In May 1903 the Virginian-Pilot opined "Aerial navigation is an
interesting fad. There is not the smallest probability that it will
ever become anything more." In December the Pilot would change its
views, as it proudly "scooped" the world with news of a flight by
Orville and Wilbur Wright at Kitty Hawk, NC. Although the Wrights
were secretive, their story was disclosed by the weather service. At
that time, the weather wire to Norfolk was the only telegraph line
going out of the Outer Banks, carrying important news of shipwrecks and
approaching weather conditions, and so all messages had to go through
the weather office here before being passed to commercial lines. When
the Wrights wired news of their successful flight to their father in
Ohio, the beans were spilled. Edward Dean, a Pilot reporter assigned to
the weather bureau, is generally credited with hearing the news first,
and the story was spread across the front page of the paper on 18 Dec.

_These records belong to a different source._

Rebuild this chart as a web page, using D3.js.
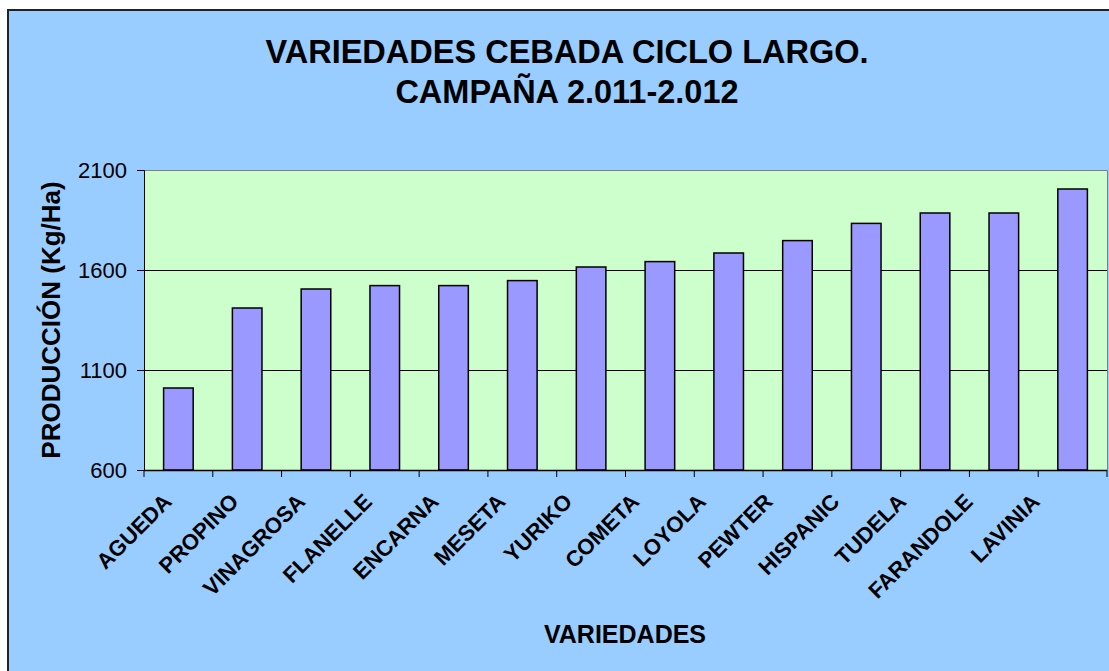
<!DOCTYPE html>
<html>
<head>
<meta charset="utf-8">
<script src="https://cdn.jsdelivr.net/npm/d3@7"></script>
<style>
  html, body { margin: 0; padding: 0; background: #ffffff; }
  svg { display: block; }
  text { font-family: Arial, "Liberation Sans", sans-serif; }
</style>
</head>
<body>
<svg id="chart" width="1109" height="671"></svg>
<script>
const categories = ["AGUEDA","PROPINO","VINAGROSA","FLANELLE","ENCARNA","MESETA","YURIKO","COMETA","LOYOLA","PEWTER","HISPANIC","TUDELA","FARANDOLE","LAVINIA"];
const production = [1010, 1410, 1505, 1522, 1522, 1547, 1615, 1642, 1685, 1747, 1833, 1885, 1885, 2005];
const yTicks = [600, 1100, 1600, 2100];
const titleLines = ["VARIEDADES CEBADA CICLO LARGO.", "CAMPAÑA 2.011-2.012"];
const yTitle = "PRODUCCIÓN (Kg/Ha)";
const xTitle = "VARIEDADES";

const svg = d3.select("#chart");
const W = 1109, H = 671;
const plot = { left: 144, right: 1107, top: 170, bottom: 470 };

// outer chart area
svg.append("rect").attr("x", 8).attr("y", 10).attr("width", W + 10).attr("height", H + 10)
  .attr("fill", "#99CCFF").attr("stroke", "#222").attr("stroke-width", 2);

const x = d3.scaleBand().domain(categories).range([plot.left, plot.right])
  .paddingInner(0.57).paddingOuter(0.285);
const y = d3.scaleLinear().domain([600, 2100]).range([plot.bottom, plot.top]);

// plot background
svg.append("rect").attr("x", plot.left).attr("y", plot.top)
  .attr("width", plot.right - plot.left).attr("height", plot.bottom - plot.top)
  .attr("fill", "#CCFFCC");

// gridlines
svg.append("g").selectAll("line").data(yTicks.filter(t => t > 600 && t < 2100)).join("line")
  .attr("x1", plot.left).attr("x2", plot.right)
  .attr("y1", d => Math.round(y(d)) + 0.5).attr("y2", d => Math.round(y(d)) + 0.5)
  .attr("stroke", "#000").attr("stroke-width", 1);

// top & right border (gray)
svg.append("path")
  .attr("d", `M${plot.left},${plot.top + 0.5}H${plot.right + 0.5}V${plot.bottom}`)
  .attr("fill", "none").attr("stroke", "#808080").attr("stroke-width", 1);

// bars
svg.append("g").selectAll("rect").data(categories).join("rect")
  .attr("x", d => x(d)).attr("width", x.bandwidth())
  .attr("y", (d, i) => y(production[i])).attr("height", (d, i) => plot.bottom - y(production[i]))
  .attr("fill", "#9999FF").attr("stroke", "#000").attr("stroke-width", 1.5);

// y axis
const yAxis = d3.axisLeft(y).tickValues(yTicks).tickSize(7).tickPadding(10).tickFormat(d3.format("d"));
const gy = svg.append("g").attr("transform", `translate(${plot.left},0)`).call(yAxis);
gy.select(".domain").attr("stroke", "#000");
gy.selectAll(".tick line").attr("stroke", "#000");
gy.selectAll(".tick text").attr("font-size", 22).attr("fill", "#000")
  .attr("font-family", "Arial, 'Liberation Sans', sans-serif");

// x axis: boundary ticks
const step = x.step();
const boundaries = d3.range(categories.length + 1).map(i => plot.left + i * step);
svg.append("line").attr("x1", plot.left).attr("x2", plot.right).attr("y1", plot.bottom + 0.5).attr("y2", plot.bottom + 0.5)
  .attr("stroke", "#000").attr("stroke-width", 1.5);
svg.append("g").selectAll("line").data(boundaries).join("line")
  .attr("x1", d => d).attr("x2", d => d).attr("y1", plot.bottom).attr("y2", plot.bottom + 7)
  .attr("stroke", "#000");

// x labels rotated
const labelPos = d3.scalePoint().domain(categories).range([173, 1041]);
svg.append("g").selectAll("text").data(categories).join("text")
  .attr("transform", d => `translate(${labelPos(d)},503) rotate(-45)`)
  .attr("text-anchor", "end")
  .attr("font-size", 22).attr("font-weight", "bold").attr("fill", "#000")
  .text(d => d);

// title
svg.append("text").attr("x", 567).attr("y", 63).attr("text-anchor", "middle")
  .attr("font-size", 32.5).attr("font-weight", "bold").text(titleLines[0]);
svg.append("text").attr("x", 567).attr("y", 103).attr("text-anchor", "middle")
  .attr("font-size", 32.5).attr("font-weight", "bold").text(titleLines[1]);

// axis titles
svg.append("text").attr("transform", "translate(60,320) rotate(-90)").attr("text-anchor", "middle")
  .attr("font-size", 26).attr("font-weight", "bold").text(yTitle);
svg.append("text").attr("x", 625).attr("y", 643).attr("text-anchor", "middle")
  .attr("font-size", 25).attr("font-weight", "bold").text(xTitle);
</script>
</body>
</html>
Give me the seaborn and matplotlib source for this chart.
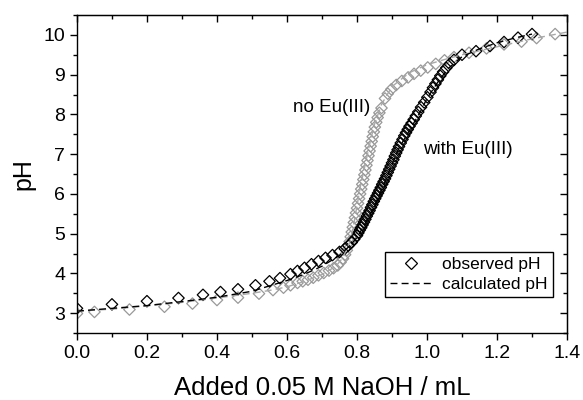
import matplotlib
matplotlib.use("Agg")
import matplotlib.pyplot as plt
from matplotlib.ticker import MultipleLocator, FormatStrFormatter
from matplotlib.lines import Line2D
import pandas as pd
import seaborn as sns

# Observed titration points, with Eu(III)
with_eu_vol = [0.000, 0.100, 0.200, 0.290, 0.360, 0.410, 0.460, 0.510, 0.550, 0.580,
               0.610, 0.630, 0.650, 0.670, 0.690, 0.710, 0.730, 0.750, 0.765, 0.775,
               0.785, 0.792, 0.800, 0.804, 0.808, 0.812, 0.816, 0.820, 0.824, 0.828,
               0.832, 0.836, 0.840, 0.844, 0.848, 0.852, 0.856, 0.860, 0.864, 0.868,
               0.872, 0.876, 0.880, 0.884, 0.888, 0.892, 0.896, 0.900, 0.904, 0.908,
               0.912, 0.916, 0.920, 0.925, 0.930, 0.935, 0.940, 0.945, 0.950, 0.956,
               0.962, 0.968, 0.975, 0.983, 0.992, 1.001, 1.010, 1.017, 1.024, 1.031,
               1.038, 1.046, 1.055, 1.065, 1.077, 1.100, 1.140, 1.180, 1.220, 1.260,
               1.300]
with_eu_ph = [3.12, 3.22, 3.30, 3.38, 3.46, 3.53, 3.60, 3.70, 3.80, 3.88,
              3.98, 4.06, 4.14, 4.23, 4.31, 4.39, 4.46, 4.54, 4.62, 4.70,
              4.78, 4.86, 4.95, 5.02, 5.09, 5.15, 5.22, 5.29, 5.36, 5.44,
              5.51, 5.58, 5.66, 5.73, 5.81, 5.88, 5.95, 6.02, 6.09, 6.16,
              6.24, 6.31, 6.38, 6.46, 6.54, 6.62, 6.70, 6.78, 6.86, 6.95,
              7.03, 7.11, 7.19, 7.28, 7.37, 7.46, 7.54, 7.62, 7.70, 7.78,
              7.87, 7.96, 8.06, 8.18, 8.30, 8.43, 8.56, 8.67, 8.77, 8.87,
              8.97, 9.07, 9.17, 9.27, 9.37, 9.50, 9.59, 9.72, 9.82, 9.93,
              10.02]

# Observed titration points, no Eu(III)
no_eu_vol = [0.000, 0.050, 0.150, 0.250, 0.330, 0.400, 0.460, 0.520, 0.560, 0.590,
             0.610, 0.630, 0.645, 0.660, 0.675, 0.690, 0.705, 0.720, 0.733, 0.745,
             0.753, 0.760, 0.766, 0.771, 0.775, 0.779, 0.782, 0.785, 0.788, 0.791,
             0.794, 0.797, 0.800, 0.803, 0.806, 0.809, 0.812, 0.815, 0.818, 0.821,
             0.824, 0.827, 0.830, 0.833, 0.836, 0.839, 0.842, 0.845, 0.848, 0.851,
             0.855, 0.859, 0.864, 0.870, 0.880, 0.888, 0.898, 0.912, 0.928, 0.946,
             0.963, 0.982, 1.002, 1.025, 1.050, 1.077, 1.120, 1.170, 1.220, 1.270,
             1.313, 1.366]
no_eu_ph = [2.99, 3.03, 3.09, 3.16, 3.24, 3.33, 3.39, 3.49, 3.58, 3.64,
            3.70, 3.76, 3.80, 3.84, 3.89, 3.95, 4.01, 4.07, 4.13, 4.20,
            4.28, 4.37, 4.47, 4.58, 4.69, 4.80, 4.92, 5.04, 5.16, 5.28,
            5.40, 5.52, 5.64, 5.76, 5.88, 6.00, 6.12, 6.24, 6.36, 6.48,
            6.60, 6.72, 6.84, 6.96, 7.08, 7.20, 7.32, 7.44, 7.56, 7.68,
            7.80, 7.92, 8.04, 8.16, 8.40, 8.52, 8.63, 8.74, 8.84, 8.93,
            9.02, 9.10, 9.18, 9.27, 9.36, 9.44, 9.55, 9.66, 9.76, 9.83,
            9.92, 10.02]

# Calculated pH curves
calc_with_vol = [0.00, 0.10, 0.20, 0.30, 0.40, 0.50, 0.60, 0.65, 0.70, 0.75,
                 0.78, 0.80, 0.82, 0.85, 0.88, 0.90, 0.92, 0.95, 0.98, 1.00,
                 1.03, 1.06, 1.10, 1.15, 1.20, 1.25, 1.30]
calc_with_ph = [3.05, 3.12, 3.19, 3.29, 3.40, 3.55, 3.82, 3.98, 4.18, 4.45,
                4.70, 4.90, 5.20, 5.70, 6.30, 6.75, 7.15, 7.60, 8.05, 8.40,
                8.80, 9.15, 9.45, 9.65, 9.80, 9.92, 10.02]

calc_no_vol = [0.00, 0.10, 0.20, 0.30, 0.40, 0.50, 0.55, 0.60, 0.65, 0.70,
               0.74, 0.76, 0.78, 0.79, 0.80, 0.81, 0.82, 0.83, 0.84, 0.85,
               0.87, 0.90, 0.95, 1.00, 1.05, 1.10, 1.20, 1.30, 1.40]
calc_no_ph = [3.05, 3.10, 3.18, 3.27, 3.38, 3.50, 3.57, 3.66, 3.80, 3.97,
              4.18, 4.40, 4.80, 5.20, 5.70, 6.20, 6.60, 7.00, 7.40, 7.75,
              8.25, 8.70, 9.05, 9.25, 9.38, 9.50, 9.70, 9.90, 10.07]

obs_with = pd.DataFrame({"vol": with_eu_vol, "pH": with_eu_ph})
obs_no = pd.DataFrame({"vol": no_eu_vol, "pH": no_eu_ph})
calc_with = pd.DataFrame({"vol": calc_with_vol, "pH": calc_with_ph})
calc_no = pd.DataFrame({"vol": calc_no_vol, "pH": calc_no_ph})

sns.set_style("ticks")
plt.rcParams["font.family"] = ["Liberation Sans", "DejaVu Sans"]
plt.rcParams.update({
    "text.color": "black",
    "axes.labelcolor": "black",
    "xtick.color": "black",
    "ytick.color": "black",
    "axes.edgecolor": "black",
})

GREY = "#999999"
DASH = (0, (5, 3))

fig = plt.figure(figsize=(5.83, 4.0), dpi=100)
ax = fig.add_axes([0.132, 0.1675, 0.8406, 0.795])

# calculated curves
sns.lineplot(data=calc_no, x="vol", y="pH", ax=ax, color="#a8a8a8",
             linestyle=DASH, linewidth=1.0, sort=False, label="_nolegend_")
sns.lineplot(data=calc_with, x="vol", y="pH", ax=ax, color="black",
             linestyle=DASH, linewidth=1.0, sort=False, label="_nolegend_")

# observed points
sns.scatterplot(data=obs_no, x="vol", y="pH", ax=ax, marker="D", s=34,
                facecolor="none", edgecolor=GREY, linewidth=0.9, label="_nolegend_")
sns.scatterplot(data=obs_with, x="vol", y="pH", ax=ax, marker="D", s=34,
                facecolor="none", edgecolor="black", linewidth=0.9, label="_nolegend_")

ax.set_xlim(0.0, 1.4)
ax.set_ylim(2.5, 10.5)
ax.xaxis.set_major_locator(MultipleLocator(0.2))
ax.xaxis.set_minor_locator(MultipleLocator(0.1))
ax.yaxis.set_major_locator(MultipleLocator(1))
ax.yaxis.set_minor_locator(MultipleLocator(0.5))
ax.xaxis.set_major_formatter(FormatStrFormatter("%.1f"))

ax.tick_params(which="major", direction="out", length=5, width=1.0, labelsize=14)
ax.tick_params(which="minor", direction="out", length=3, width=1.0)

for sp in ax.spines.values():
    sp.set_visible(True)
    sp.set_linewidth(1.0)
    sp.set_color("black")

# inward ticks on top and right
top = ax.secondary_xaxis("top")
top.xaxis.set_major_locator(MultipleLocator(0.2))
top.xaxis.set_minor_locator(MultipleLocator(0.1))
top.tick_params(which="major", direction="in", length=5, width=1.0, labeltop=False)
top.tick_params(which="minor", direction="in", length=3, width=1.0)
right = ax.secondary_yaxis("right")
right.yaxis.set_major_locator(MultipleLocator(1))
right.yaxis.set_minor_locator(MultipleLocator(0.5))
right.tick_params(which="major", direction="in", length=5, width=1.0, labelright=False)
right.tick_params(which="minor", direction="in", length=3, width=1.0)

ax.set_xlabel("Added 0.05 M NaOH / mL", fontsize=18.5, labelpad=10)
ax.set_ylabel("pH", fontsize=18, labelpad=6)

ax.text(0.618, 8.06, "no Eu(III)", fontsize=13.5, ha="left", va="baseline")
ax.text(0.99, 7.0, "with Eu(III)", fontsize=13.5, ha="left", va="baseline")

handles = [
    Line2D([], [], linestyle="none", marker="D", markersize=5.8,
           markerfacecolor="none", markeredgecolor="black", markeredgewidth=0.9),
    Line2D([], [], color="black", linestyle=DASH, linewidth=1.0),
]
leg = ax.legend(handles, ["observed pH", "calculated pH"], loc="lower right",
                bbox_to_anchor=(0.971, 0.113), borderaxespad=0, fontsize=12.5,
                frameon=True, fancybox=False, edgecolor="black", framealpha=1,
                handlelength=2.4, handletextpad=0.6, borderpad=0.3, labelspacing=0.25)
leg.get_frame().set_linewidth(1.0)

fig.savefig("out.png", dpi=100)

Five years later the Wrights tested an improved plane at Kitty Hawk.
Norfolk sent no reporter, but intercepted the stories sent by the New
York Herald's man through the weather line, still the only one running
to the Outer Banks. It happened that the weather bureau men's room was
located near the telegraph machine and a Pilot reporter named Myers
knew telegraphy. He would slip into the men's room each night and copy
down the Herald stories as they came through the line. The Pilot's
editor would then rewrite, enlarging and embellishing, and greatly
enjoying the Herald's frustration as it tried to trace the news leak.